Foreignness is buoyant
Foreignness takes some time to aclimate to. You don’t realize how foreign you are. Like stepping off the plane you dove face first to the bottom of an ocean. You can almost touch the dirt. But inertia soon wears off and slowly the ocean floor begins to fall away. The water begins to reject you. Your body helplessly sinks back to the surface. The culture you felt so close to. That once you could touch, now seems unreachable. Above you burns the same sun as before. You are floating in a vast sea of misunderstandings and differences. And all of a sudden it seems that the few words you share have no meaning. That even if your eyes were to meet or your hands were to brush. You would pass right through one another. For you are isolated to different realities. A chasm wider than your uncommon languages.
Walking home you adopt a fixed stare. A tunnel twenty yards long. As you march, you remain sitting in the corner of your mind, tossing a baseball at the wall.
Tuh tuhnk. Tuh tuhnk.
You laugh in your chosen space. Your four concrete walls of self constructed confinement. You are not angry, just lonely. And tired of fighting against it, you build a house to assuage it. Your thoughts begin to wander. As thoughts do when the senses are dimmed. They bounce around like that baseball. You forget about the people around you, the steps you take, the sounds of the cars and the chatter. All you can hear is your baseball.
Tuh tuhnk.

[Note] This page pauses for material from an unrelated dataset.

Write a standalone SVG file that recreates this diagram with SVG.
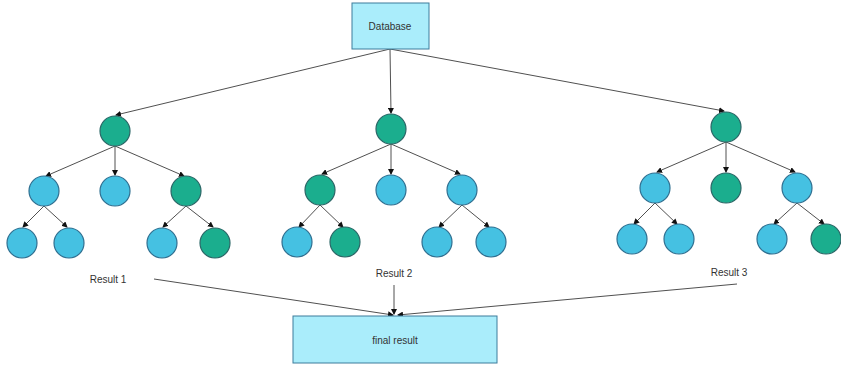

Tuh tuhnk.
Then the door opens. The ball bounces outside and rolls beneath a bench. Sitting there on the bench in the park at night, three high school girls. The same three you met that one time. At five in the morning. The four of you with stained breath watched the sun rise from a swingset.
They tell you to sit down. So you do. They ask you if you remember them and you say of course I do.